I think many here would question 5 days of weight training - when is your body ever going to get rest time to build muscle tissue? A lot of the debate here has centered on doing any at all. With your training base, as soon as you can do the swim leg, you're ready to race.

As far as triathlon distance swimming goes, the most important things are technique and sustainable upper body power. For me, using the TI drills as suggested by others have been useful for improving technique, although I disagree with their overall philosophy of training which emphasizes mostly low-intensity drills and low yardage. I've found that once I developed a reasonable technique, the best way
to improve times is swim as much as I find time for.
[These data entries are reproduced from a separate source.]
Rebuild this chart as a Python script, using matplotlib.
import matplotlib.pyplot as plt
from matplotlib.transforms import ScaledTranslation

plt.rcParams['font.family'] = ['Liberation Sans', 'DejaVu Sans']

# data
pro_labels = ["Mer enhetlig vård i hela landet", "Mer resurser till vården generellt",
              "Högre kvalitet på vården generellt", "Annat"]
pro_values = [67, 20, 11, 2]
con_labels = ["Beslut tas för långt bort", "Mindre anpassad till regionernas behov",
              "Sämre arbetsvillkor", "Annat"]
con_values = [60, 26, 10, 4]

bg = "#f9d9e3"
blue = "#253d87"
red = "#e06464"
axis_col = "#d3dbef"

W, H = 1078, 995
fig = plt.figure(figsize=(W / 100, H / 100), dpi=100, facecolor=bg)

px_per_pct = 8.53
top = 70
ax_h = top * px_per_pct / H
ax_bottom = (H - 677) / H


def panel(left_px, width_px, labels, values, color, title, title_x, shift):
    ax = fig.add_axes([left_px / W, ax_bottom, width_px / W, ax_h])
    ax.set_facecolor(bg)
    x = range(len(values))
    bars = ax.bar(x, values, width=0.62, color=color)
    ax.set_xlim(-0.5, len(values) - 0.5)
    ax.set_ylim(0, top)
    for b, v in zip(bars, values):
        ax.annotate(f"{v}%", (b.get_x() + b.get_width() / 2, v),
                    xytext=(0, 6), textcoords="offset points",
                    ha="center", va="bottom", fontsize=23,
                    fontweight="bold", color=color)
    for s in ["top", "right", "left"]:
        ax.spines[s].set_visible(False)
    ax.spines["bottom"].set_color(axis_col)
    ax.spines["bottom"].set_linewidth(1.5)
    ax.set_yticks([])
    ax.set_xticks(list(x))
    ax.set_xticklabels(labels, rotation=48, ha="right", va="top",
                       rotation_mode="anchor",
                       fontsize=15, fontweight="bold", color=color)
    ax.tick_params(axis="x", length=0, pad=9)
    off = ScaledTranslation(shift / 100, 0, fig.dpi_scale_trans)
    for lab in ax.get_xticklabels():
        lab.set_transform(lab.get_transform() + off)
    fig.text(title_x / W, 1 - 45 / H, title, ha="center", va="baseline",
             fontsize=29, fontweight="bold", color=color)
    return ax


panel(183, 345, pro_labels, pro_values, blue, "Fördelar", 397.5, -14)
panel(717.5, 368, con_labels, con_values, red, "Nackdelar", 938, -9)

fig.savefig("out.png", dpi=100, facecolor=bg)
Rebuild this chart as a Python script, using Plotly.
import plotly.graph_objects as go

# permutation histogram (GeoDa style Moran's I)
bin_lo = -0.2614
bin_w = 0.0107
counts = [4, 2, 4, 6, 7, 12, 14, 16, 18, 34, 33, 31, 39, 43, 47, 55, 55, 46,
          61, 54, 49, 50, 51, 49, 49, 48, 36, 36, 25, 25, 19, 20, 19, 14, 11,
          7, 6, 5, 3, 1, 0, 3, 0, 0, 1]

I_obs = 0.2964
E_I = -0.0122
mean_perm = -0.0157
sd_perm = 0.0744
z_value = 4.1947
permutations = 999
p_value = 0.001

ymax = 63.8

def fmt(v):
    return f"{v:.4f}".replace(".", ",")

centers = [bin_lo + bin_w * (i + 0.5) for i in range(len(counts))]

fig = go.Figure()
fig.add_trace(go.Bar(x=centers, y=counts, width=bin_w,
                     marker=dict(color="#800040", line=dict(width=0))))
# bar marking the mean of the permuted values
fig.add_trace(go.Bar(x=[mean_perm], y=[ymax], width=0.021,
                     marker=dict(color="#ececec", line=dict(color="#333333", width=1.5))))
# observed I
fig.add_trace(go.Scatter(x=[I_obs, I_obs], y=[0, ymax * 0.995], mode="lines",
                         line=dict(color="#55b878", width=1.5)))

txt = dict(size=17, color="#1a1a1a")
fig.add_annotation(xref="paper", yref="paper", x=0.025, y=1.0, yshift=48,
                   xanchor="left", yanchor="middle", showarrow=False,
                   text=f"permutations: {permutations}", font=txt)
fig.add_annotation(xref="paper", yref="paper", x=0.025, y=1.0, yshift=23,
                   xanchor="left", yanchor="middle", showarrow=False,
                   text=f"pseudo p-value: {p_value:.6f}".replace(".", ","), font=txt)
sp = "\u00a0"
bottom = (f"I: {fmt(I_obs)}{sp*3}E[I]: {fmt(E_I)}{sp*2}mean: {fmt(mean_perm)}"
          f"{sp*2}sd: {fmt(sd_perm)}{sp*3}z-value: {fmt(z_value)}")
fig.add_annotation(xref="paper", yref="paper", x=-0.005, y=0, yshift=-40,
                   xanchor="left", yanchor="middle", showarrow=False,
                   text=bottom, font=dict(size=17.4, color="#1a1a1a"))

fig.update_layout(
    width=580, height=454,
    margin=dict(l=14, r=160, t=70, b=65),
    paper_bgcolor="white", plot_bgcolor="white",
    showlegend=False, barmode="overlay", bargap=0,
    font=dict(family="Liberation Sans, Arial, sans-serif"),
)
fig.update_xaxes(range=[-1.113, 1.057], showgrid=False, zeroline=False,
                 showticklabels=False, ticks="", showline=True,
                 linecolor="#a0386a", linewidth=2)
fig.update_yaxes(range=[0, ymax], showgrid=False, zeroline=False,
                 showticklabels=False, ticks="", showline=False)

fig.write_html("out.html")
My usual swim session, which I do twice a week, is about 2 hours with 1000 yds warmup, ~8 x 200 with 20 second rests, ~8 x 200 with some combination of pull-buoy and paddles, sometimes an all-out 400 or 1000, and sometimes some shorter all-out sprints (50 - 200 yds.). This usually adds up to about 5200 yds over the 2-hour session.

In training, the biggest problem you'll face is that is that the while the swim is usually only a small fraction of total race time, training to anywhere near peak condition for it is very time consuming, thus will cost you training time on the other two events. Thus, if you're looking to enter a triathlon in the spring, I would start swimming now, uming you won't be biking and running as much over the next few months of winter.